— Start of Available data —

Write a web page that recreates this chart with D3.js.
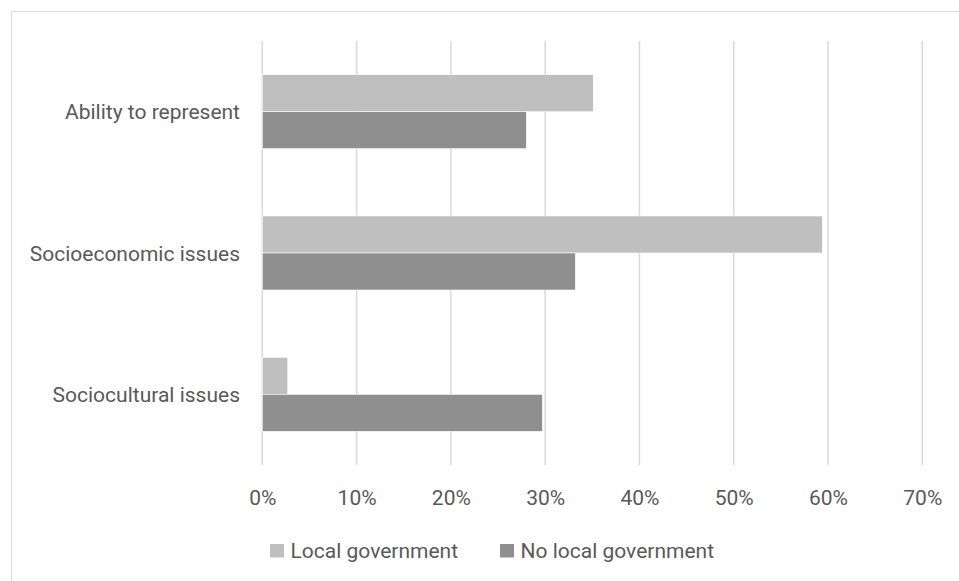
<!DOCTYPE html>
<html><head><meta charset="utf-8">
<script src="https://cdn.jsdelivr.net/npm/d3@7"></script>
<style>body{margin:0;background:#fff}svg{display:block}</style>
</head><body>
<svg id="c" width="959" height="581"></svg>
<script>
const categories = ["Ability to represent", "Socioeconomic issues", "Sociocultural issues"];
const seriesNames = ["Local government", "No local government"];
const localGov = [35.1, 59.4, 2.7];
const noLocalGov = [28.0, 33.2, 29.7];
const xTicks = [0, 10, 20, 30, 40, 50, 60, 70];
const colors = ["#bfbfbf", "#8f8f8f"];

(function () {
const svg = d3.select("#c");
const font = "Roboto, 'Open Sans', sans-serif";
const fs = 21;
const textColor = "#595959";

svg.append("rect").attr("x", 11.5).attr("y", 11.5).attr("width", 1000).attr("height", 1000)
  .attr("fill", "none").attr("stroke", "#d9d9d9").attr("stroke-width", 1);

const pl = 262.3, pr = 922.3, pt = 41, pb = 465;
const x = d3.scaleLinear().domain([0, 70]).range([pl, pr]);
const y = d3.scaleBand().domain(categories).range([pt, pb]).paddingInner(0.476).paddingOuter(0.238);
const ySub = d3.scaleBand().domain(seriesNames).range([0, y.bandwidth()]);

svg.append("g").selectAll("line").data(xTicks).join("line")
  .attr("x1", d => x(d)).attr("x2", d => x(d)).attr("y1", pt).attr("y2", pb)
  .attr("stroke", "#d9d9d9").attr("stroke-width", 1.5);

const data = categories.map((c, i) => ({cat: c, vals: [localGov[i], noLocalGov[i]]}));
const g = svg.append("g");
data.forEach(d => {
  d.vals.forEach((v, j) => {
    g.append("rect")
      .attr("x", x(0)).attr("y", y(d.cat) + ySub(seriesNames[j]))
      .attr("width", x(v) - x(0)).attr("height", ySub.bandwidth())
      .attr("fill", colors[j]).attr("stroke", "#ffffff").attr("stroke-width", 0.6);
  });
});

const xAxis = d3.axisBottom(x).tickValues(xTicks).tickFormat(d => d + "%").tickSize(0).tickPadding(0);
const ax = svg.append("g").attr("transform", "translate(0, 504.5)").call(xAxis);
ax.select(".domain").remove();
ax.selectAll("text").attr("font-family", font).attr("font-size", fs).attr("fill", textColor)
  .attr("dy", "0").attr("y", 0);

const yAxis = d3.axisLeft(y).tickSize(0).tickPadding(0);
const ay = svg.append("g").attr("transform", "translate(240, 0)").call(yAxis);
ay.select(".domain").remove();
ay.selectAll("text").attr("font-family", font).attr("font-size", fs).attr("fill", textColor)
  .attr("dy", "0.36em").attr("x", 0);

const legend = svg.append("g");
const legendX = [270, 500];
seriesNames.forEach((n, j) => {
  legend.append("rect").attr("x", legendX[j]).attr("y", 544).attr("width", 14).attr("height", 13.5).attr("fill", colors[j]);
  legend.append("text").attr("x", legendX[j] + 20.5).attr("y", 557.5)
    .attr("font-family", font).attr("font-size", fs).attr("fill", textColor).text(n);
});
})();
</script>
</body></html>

— End of Available data —

▶ [Problem to solve] Repeat the material above verbatim, with no pictures in the output.

▶ [Answer]
Write a web page that recreates this chart with D3.js.
<!DOCTYPE html>
<html><head><meta charset="utf-8">
<script src="https://cdn.jsdelivr.net/npm/d3@7"></script>
<style>body{margin:0;background:#fff}svg{display:block}</style>
</head><body>
<svg id="c" width="959" height="581"></svg>
<script>
const categories = ["Ability to represent", "Socioeconomic issues", "Sociocultural issues"];
const seriesNames = ["Local government", "No local government"];
const localGov = [35.1, 59.4, 2.7];
const noLocalGov = [28.0, 33.2, 29.7];
const xTicks = [0, 10, 20, 30, 40, 50, 60, 70];
const colors = ["#bfbfbf", "#8f8f8f"];

(function () {
const svg = d3.select("#c");
const font = "Roboto, 'Open Sans', sans-serif";
const fs = 21;
const textColor = "#595959";

svg.append("rect").attr("x", 11.5).attr("y", 11.5).attr("width", 1000).attr("height", 1000)
  .attr("fill", "none").attr("stroke", "#d9d9d9").attr("stroke-width", 1);

const pl = 262.3, pr = 922.3, pt = 41, pb = 465;
const x = d3.scaleLinear().domain([0, 70]).range([pl, pr]);
const y = d3.scaleBand().domain(categories).range([pt, pb]).paddingInner(0.476).paddingOuter(0.238);
const ySub = d3.scaleBand().domain(seriesNames).range([0, y.bandwidth()]);

svg.append("g").selectAll("line").data(xTicks).join("line")
  .attr("x1", d => x(d)).attr("x2", d => x(d)).attr("y1", pt).attr("y2", pb)
  .attr("stroke", "#d9d9d9").attr("stroke-width", 1.5);

const data = categories.map((c, i) => ({cat: c, vals: [localGov[i], noLocalGov[i]]}));
const g = svg.append("g");
data.forEach(d => {
  d.vals.forEach((v, j) => {
    g.append("rect")
      .attr("x", x(0)).attr("y", y(d.cat) + ySub(seriesNames[j]))
      .attr("width", x(v) - x(0)).attr("height", ySub.bandwidth())
      .attr("fill", colors[j]).attr("stroke", "#ffffff").attr("stroke-width", 0.6);
  });
});

const xAxis = d3.axisBottom(x).tickValues(xTicks).tickFormat(d => d + "%").tickSize(0).tickPadding(0);
const ax = svg.append("g").attr("transform", "translate(0, 504.5)").call(xAxis);
ax.select(".domain").remove();
ax.selectAll("text").attr("font-family", font).attr("font-size", fs).attr("fill", textColor)
  .attr("dy", "0").attr("y", 0);

const yAxis = d3.axisLeft(y).tickSize(0).tickPadding(0);
const ay = svg.append("g").attr("transform", "translate(240, 0)").call(yAxis);
ay.select(".domain").remove();
ay.selectAll("text").attr("font-family", font).attr("font-size", fs).attr("fill", textColor)
  .attr("dy", "0.36em").attr("x", 0);

const legend = svg.append("g");
const legendX = [270, 500];
seriesNames.forEach((n, j) => {
  legend.append("rect").attr("x", legendX[j]).attr("y", 544).attr("width", 14).attr("height", 13.5).attr("fill", colors[j]);
  legend.append("text").attr("x", legendX[j] + 20.5).attr("y", 557.5)
    .attr("font-family", font).attr("font-size", fs).attr("fill", textColor).text(n);
});
})();
</script>
</body></html>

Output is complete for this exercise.